__Available data__:
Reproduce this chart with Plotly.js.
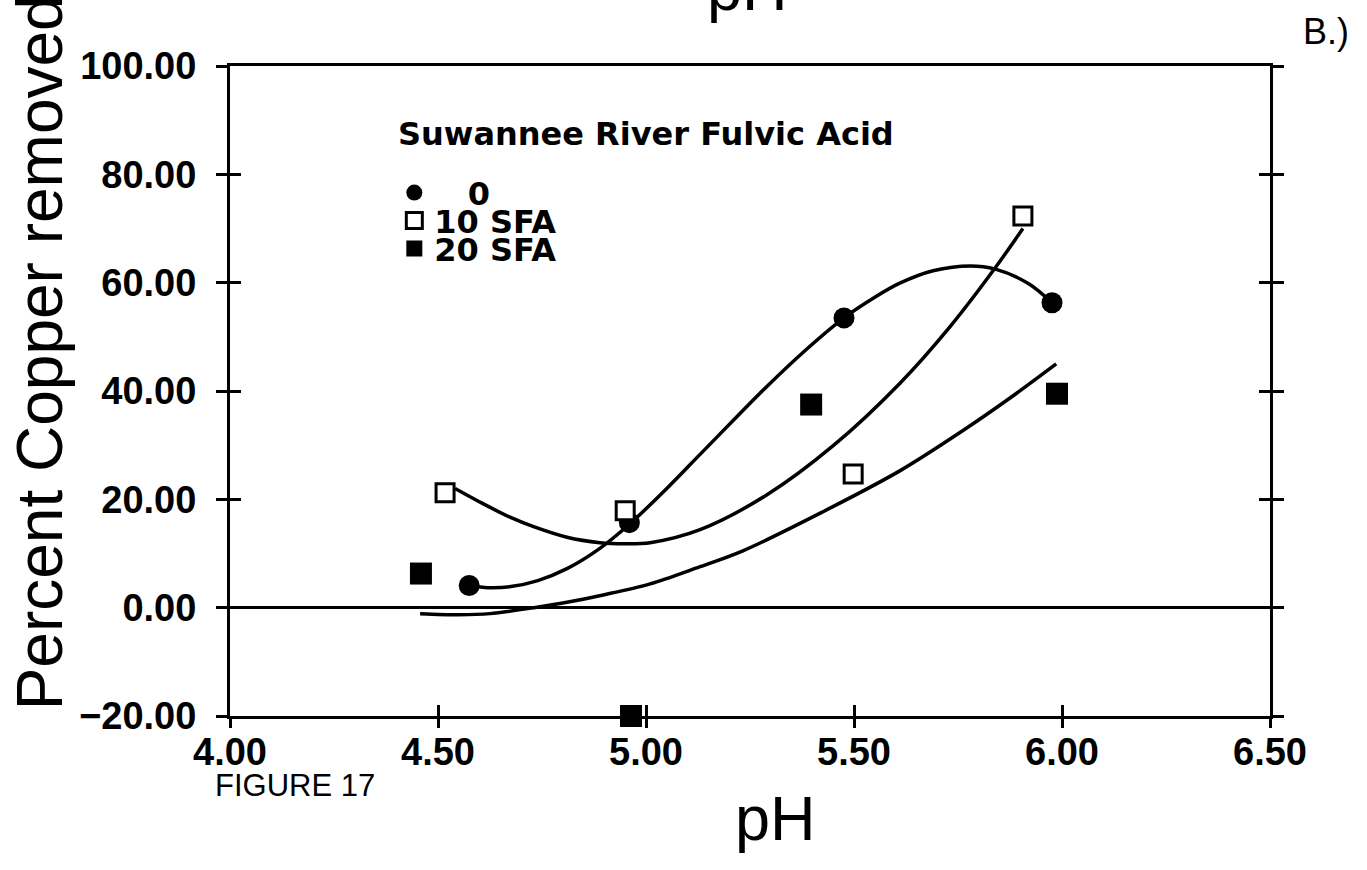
<!DOCTYPE html>
<html>
<head>
<meta charset="utf-8">
<script src="https://cdn.plot.ly/plotly-3.0.1.min.js"></script>
<style>
  html, body { margin: 0; padding: 0; background: #ffffff; }
  #chart { width: 1367px; height: 870px; }
</style>
</head>
<body>
<div id="chart"></div>
<script>
// ---- Data ----
const seriesNames = ["\u2007\u00a00", "10 SFA", "20 SFA"];

// measured points
const ph0  = [4.575, 4.96, 5.476, 5.976];
const pct0 = [4.1, 15.7, 53.5, 56.3];
const ph10  = [4.517, 4.95, 5.498, 5.906];
const pct10 = [21.2, 17.9, 24.7, 72.3];
const ph20  = [4.459, 4.964, 5.397, 5.988];
const pct20 = [6.3, -20.0, 37.5, 39.5];

// fitted curves as traced on the figure
const fit0Ph  = [4.575, 4.62, 4.675, 4.74, 4.81, 4.89, 4.96, 5.05, 5.13, 5.21, 5.29, 5.38, 5.476, 5.55, 5.61, 5.69, 5.78, 5.84, 5.92, 5.976];
const fit0Pct = [4.1, 3.7, 3.9, 5.0, 7.2, 11.0, 15.4, 22.0, 28.3, 34.6, 40.8, 47.3, 53.5, 57.3, 59.9, 62.2, 63.1, 62.5, 59.8, 56.3];
const fit10Ph  = [4.541, 4.608, 4.673, 4.728, 4.81, 4.889, 4.95, 5.01, 5.13, 5.29, 5.45, 5.61, 5.73, 5.84, 5.906];
const fit10Pct = [22.0, 19.2, 16.7, 15.0, 13.0, 12.0, 11.8, 12.0, 14.4, 20.8, 29.9, 41.4, 51.8, 62.8, 70.0];
const fit20Ph  = [4.457, 4.55, 4.625, 4.73, 4.81, 4.90, 5.01, 5.12, 5.233, 5.42, 5.611, 5.762, 5.875, 5.986];
const fit20Pct = [-1.1, -1.3, -1.1, 0.0, 1.0, 2.4, 4.4, 7.3, 10.5, 17.5, 25.3, 32.7, 38.7, 45.0];

const xTickVals = [4.0, 4.5, 5.0, 5.5, 6.0, 6.5];
const yTickVals = [-20, 0, 20, 40, 60, 80, 100];

// ---- Styles ----
const lineStyle = {color: "#000", width: 3.5, shape: "spline", smoothing: 0.9};
const legFont = {family: "DejaVu Sans", size: 32, weight: "bold", color: "#000"};

const traces = [
  {x: fit0Ph, y: fit0Pct, mode: "lines", line: lineStyle, showlegend: false, hoverinfo: "skip"},
  {x: fit10Ph, y: fit10Pct, mode: "lines", line: lineStyle, showlegend: false, hoverinfo: "skip"},
  {x: fit20Ph, y: fit20Pct, mode: "lines", line: lineStyle, showlegend: false, hoverinfo: "skip"},
  {x: ph0, y: pct0, mode: "markers", name: seriesNames[0], cliponaxis: false, legend: "legend",
   marker: {symbol: "circle", size: 21, color: "#000"}},
  {x: ph10, y: pct10, mode: "markers", name: seriesNames[1], cliponaxis: false, legend: "legend2",
   marker: {symbol: "square", size: 18, color: "#fff", line: {color: "#000", width: 3}}},
  {x: ph20, y: pct20, mode: "markers", name: seriesNames[2], cliponaxis: false, legend: "legend3",
   marker: {symbol: "square", size: 22, color: "#000"}},
  {x: [], y: [], xaxis: "x2", yaxis: "y2", showlegend: false, hoverinfo: "skip"}
];

const tickFont = {family: "Liberation Sans, Arial, sans-serif", size: 38, weight: "bold", color: "#000"};

function legendAt(y) {
  return {x: 0.158, xanchor: "left", y: y, yanchor: "middle", bgcolor: "rgba(0,0,0,0)",
          borderwidth: 0, font: legFont, itemclick: false};
}

const layout = {
  width: 1367, height: 870,
  margin: {l: 230, r: 97, t: 66, b: 154, pad: 0},
  paper_bgcolor: "#fff", plot_bgcolor: "#fff",
  showlegend: true,
  xaxis: {
    range: [4.0, 6.5], autorange: false, tickvals: xTickVals, tickformat: ".2f",
    ticks: "inside", ticklen: 11, tickwidth: 3, tickcolor: "#000",
    showline: true, linewidth: 3, linecolor: "#000", mirror: true,
    showgrid: false, zeroline: false, tickfont: tickFont, ticklabelstandoff: 0
  },
  xaxis2: {
    overlaying: "x", anchor: "y", side: "bottom",
    range: [4.0, 6.5], autorange: false, tickvals: xTickVals,
    ticks: "outside", ticklen: 11, tickwidth: 3, tickcolor: "#000",
    showticklabels: false, showline: false, showgrid: false, zeroline: false
  },
  yaxis: {
    range: [-20, 100], autorange: false, tickvals: yTickVals, tickformat: ".2f",
    ticks: "outside", ticklen: 11, tickwidth: 3, tickcolor: "#000",
    showline: true, linewidth: 3, linecolor: "#000", mirror: "ticks",
    showgrid: false, zeroline: true, zerolinecolor: "#000", zerolinewidth: 3,
    tickfont: tickFont, ticklabelstandoff: 12
  },
  yaxis2: {
    overlaying: "y", anchor: "x", side: "left",
    range: [-20, 100], autorange: false, tickvals: yTickVals,
    ticks: "inside", ticklen: 11, tickwidth: 3, tickcolor: "#000", mirror: "ticks",
    showticklabels: false, showline: false, showgrid: false, zeroline: false
  },
  legend: legendAt(0.805),
  legend2: legendAt(0.762),
  legend3: legendAt(0.719),
  annotations: [
    {text: "Percent Copper removed", xref: "paper", yref: "paper", x: -0.183, y: 0.559,
     xanchor: "center", yanchor: "middle", textangle: -90, showarrow: false,
     font: {family: "Liberation Sans, Arial, sans-serif", size: 64, color: "#000"}},
    {text: "pH", xref: "paper", yref: "paper", x: (775 - 230) / 1040, y: -0.157,
     xanchor: "center", yanchor: "middle", showarrow: false,
     font: {family: "Liberation Sans, Arial, sans-serif", size: 63, color: "#000"}},
    {text: "pH", xref: "paper", yref: "paper", x: (747 - 230) / 1040, y: 1.12,
     xanchor: "center", yanchor: "middle", showarrow: false,
     font: {family: "Liberation Sans, Arial, sans-serif", size: 63, color: "#000"}},
    {text: "FIGURE 17", xref: "paper", yref: "paper", x: (295 - 230) / 1040, y: (716 - 786) / 651,
     xanchor: "center", yanchor: "middle", showarrow: false,
     font: {family: "Liberation Sans, Arial, sans-serif", size: 31, color: "#000"}},
    {text: "B.)", xref: "paper", yref: "paper", x: (1326 - 230) / 1040, y: (716 - 30) / 651,
     xanchor: "center", yanchor: "middle", showarrow: false,
     font: {family: "Liberation Sans, Arial, sans-serif", size: 36, color: "#000"}},
    {text: "Suwannee River Fulvic Acid", xref: "paper", yref: "paper", x: (396 - 230) / 1040, y: (716 - 133) / 651,
     xanchor: "left", yanchor: "middle", showarrow: false,
     font: {family: "DejaVu Sans", size: 32, weight: "bold", color: "#000"}}
  ]
};

Plotly.newPlot("chart", traces, layout, {displayModeBar: false, staticPlot: true});
</script>
</body>
</html>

__Written task__:
Using the listing, collect all lines in which the string "chart" is found.

__Task solution__:
Reproduce this chart with Plotly.js.
  #chart { width: 1367px; height: 870px; }
<div id="chart"></div>
Plotly.newPlot("chart", traces, layout, {displayModeBar: false, staticPlot: true});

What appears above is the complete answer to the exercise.